The Press Newspaper

Toledo, Ohio & Lake Erie

The Press Newspaper

The Press Newspaper


The YWCA’s 22nd Annual Milestones: A Tribute to Women, honored two local women — Black Swamp Bird Observatory Executive Director Kimberly Kaufman and Oregon Police Detective Janet Zale and.

The Milestones event was held March 30 at the SeaGate Convention Centre in downtown Toledo. Kaufman is this year’s Milestones award recipient in the Sciences Category.

Her contributions in her role as executive director at the Black Swamp Bird Observatory, located on State Route 2 just outside Oak Harbor, have had a substantial impact on the Northwest Ohio community.

The BSBO and Kaufman work to promote the appreciation and conservation of birds and their habitats through research, education, and outreach.

Kaufman organizes and promotes a ten-day birding festival held each May at Magee Marsh and other parks and conservation lands along the Lake Erie shoreline in Lucas and Ottawa counties. This event is billed as “The Biggest Week in American Birding” and is estimated to have brought in $40 million to the Northwest Ohio region due to the 90,000 visitors arriving from across the world each spring.

This year’s festival is May 5-14 and is headquartered at Maumee Bay State Park Conference Center and Lodge. In the festival’s Visitors’ Guide, produced each year by the BSBO, The Press, and the Port Clinton Beacon, Kaufman writes a welcome to the tens of thousands arriving here.

“If you’re visiting here for the first time, you’ll soon discover that while the birding is indeed first-class, it is the wonderful people who live and work here that make it a truly superb destination,” Kaufman wrote in this year’s guide.

In the guide, she declares that Northwest Ohio has become “The Warbler Capital of the World.”

“This area welcomes birders with open arms,” Kaufman wrote. “You’ll see ‘Welcome Birders!’ messages gracing marquees, banners on light posts through the main thoroughfares, and birding specials of all kinds.”

Commitment to women, youth
Milestones presenters say Kaufman has displayed a commitment to the advancement of women by serving as a mentor for Ohio Young Birders Club, a program for young people who are interested in birds and nature. The participants’ involvement in this club has led many young women to pursue science-based degrees and careers.

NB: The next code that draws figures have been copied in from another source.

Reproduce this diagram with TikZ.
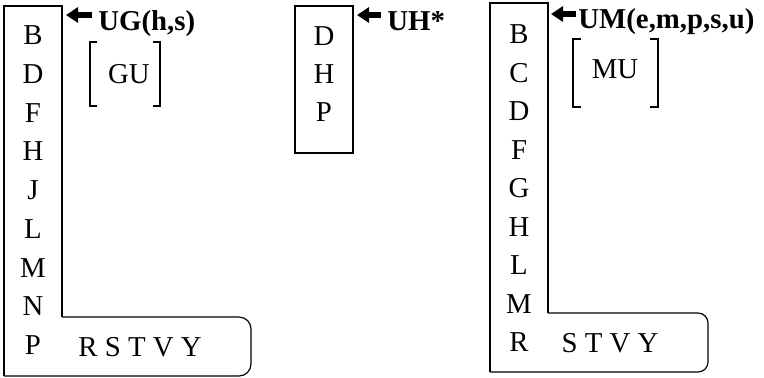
\documentclass[tikz,border=0pt]{standalone}
\usepackage{fontspec}
\setmainfont{Liberation Serif}
\usetikzlibrary{arrows.meta,positioning}

\tikzset{
  letter/.style={font=\fontsize{14.4}{17}\selectfont, inner sep=0pt, text height=9.5pt, text depth=0pt},
  tag/.style={font=\fontsize{14.4}{17}\selectfont\bfseries, inner sep=0pt, anchor=base west},
  pointer/.style={-{Triangle[length=6pt,width=7.5pt]}, line width=3pt},
  box/.style={line width=0.6pt}
}

\begin{document}
\begin{tikzpicture}[x=0.5pt, y=-0.5pt]
    \useasboundingbox (0,0) rectangle (764,377);

    % UG box
    \draw[box] (62,317) -- (62,6) -- (4,6) -- (4,376);
    \draw[box, rounded corners=6pt] (62,317) -- (251,317) -- (251,376) -- (4,376);
    \foreach \ch [count=\i from 0] in {B,D,F,H,J,L,M,N,P}
        \node[letter] (g-\ch) at (33, 35+38.75*\i) {\ch};
    \node[letter] (g-row) at (140,347) {R S T V Y};

    \coordinate (ugTip) at (66,15);
    \node[tag] (ugTag) at (98,30) {UG(h,s)};
    \draw[pointer] ([xshift=-3pt]ugTag.west |- ugTip) -- (ugTip);

    \draw[box] (97,42) -| (90,106) -- (97,106);
    \draw[box] (153,42) -| (160,106) -- (153,106);
    \node[letter] (gu) at (129,74) {GU};

    % UH box
    \draw[box] (295,6) rectangle (353,153);
    \foreach \ch [count=\i from 0] in {D,H,P}
        \node[letter] (h-\ch) at (324, 36+38*\i) {\ch};

    \coordinate (uhTip) at (357,15);
    \node[tag] (uhTag) at (387,30) {UH*};
    \draw[pointer] ([xshift=-3pt]uhTag.west |- uhTip) -- (uhTip);

    % UM box
    \draw[box] (548,313) -- (548,3) -- (490,3) -- (490,372);
    \draw[box, rounded corners=5pt] (548,313) -- (708,313) -- (708,372) -- (490,372);
    \foreach \ch [count=\i from 0] in {B,C,D,F,G,H,L,M,R}
        \node[letter] (m-\ch) at (519, 34+38.5*\i) {\ch};
    \node[letter] (m-row) at (610,343) {S T V Y};

    \coordinate (umTip) at (551,14);
    \node[tag] (umTag) at (578,28) {UM(e,m,p,s,u)};
    \draw[pointer] ([xshift=-1pt]umTag.west |- umTip) -- (umTip);

    \draw[box] (581,39) -| (573,107) -- (581,107);
    \draw[box] (650,39) -| (658,107) -- (650,107);
    \node[letter] (mu) at (615,69) {MU};
\end{tikzpicture}
\end{document}
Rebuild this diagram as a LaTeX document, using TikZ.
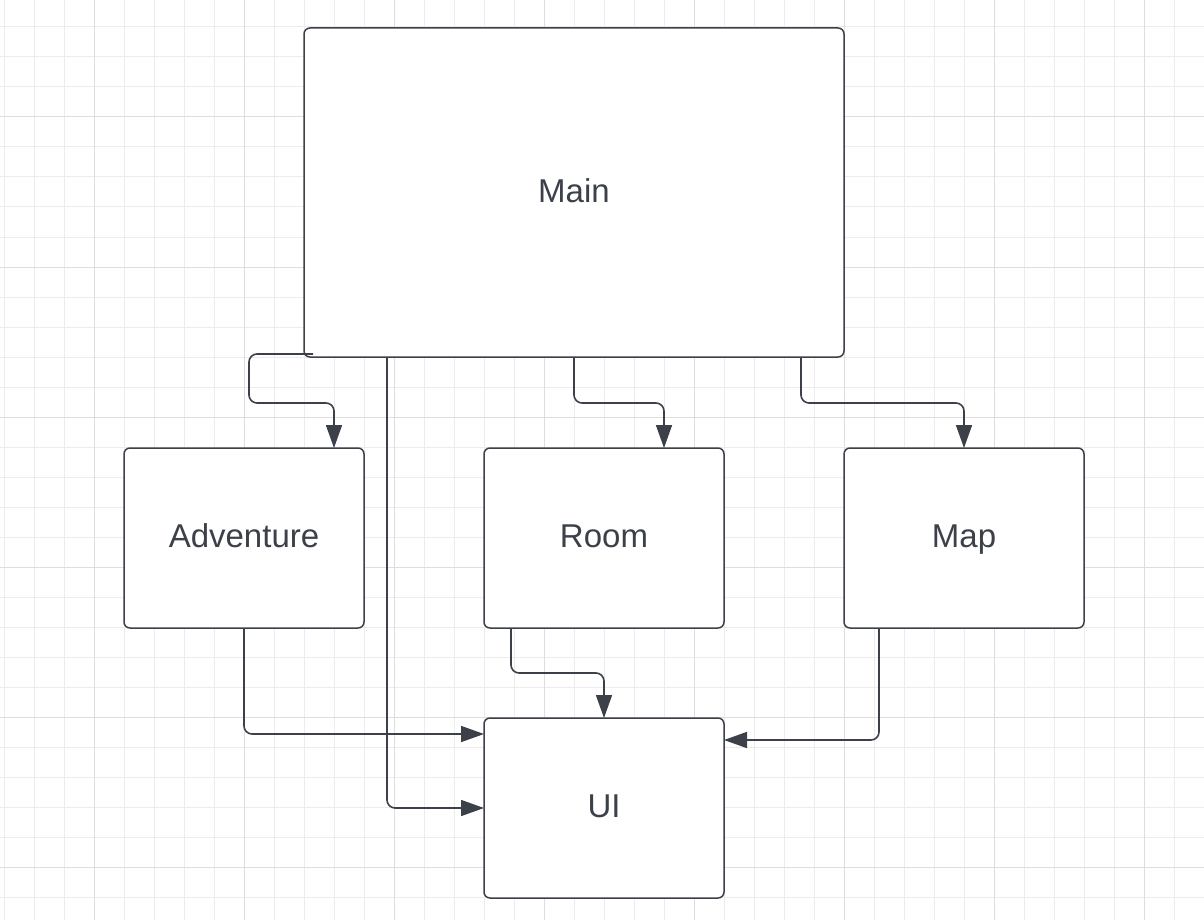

One Milestones presenter said Kaufman, “…is dedicated to empowering everyone through science to see nature and the environment as a place to find peace, freedom and dignity.”

Kaufman has won several area awards: the 2015 Outdoor Writers of Ohio Bruce Dawson Award, 2015 Reader’s Choice Award for Best Birding in USA Today’s 10 Best Reader’s Choice Travel Awards, and a proclamation from the City of Oregon in 2013 commending the Black Swamp Bird Observatory for bringing economic development to the area.

Other accolades to her credit include the Chandler Robbins Award, given by the American Birding Association to an individual who has made significant contributions to education and bird conservation; the Toledo Naturalists’ Society Naturalist of the Year award, and being named the Ottawa National Wildlife Refuge Volunteer of the Year.

Kaufman is an Ohio native whose lifelong love of the outdoors grew into a passion for birds in the 1990s. Kimberly’s involvement with BSBO began in the research field where she banded many thousands of birds in the Observatory’s Navarre Marsh banding station. She became the education director in 2005 and executive director in 2009, a position she still holds.

As the education director, Kaufman played a key role in building BSBO’s school programs, as well as the highly successful Ohio Young Birders Club, a group for teenagers that has served as a model for youth programs in 16 other states.

She is a contributing editor to Birds & Blooms magazine and coauthor of the Kaufman Field Guides to Nature of New England and Nature of the Midwest.

Kaufman is the chair of the Ohio Bird Conservation Initiative and a board member of the American Bird Conservancy. Kimberly and her husband Kenn make their home in Oak Harbor.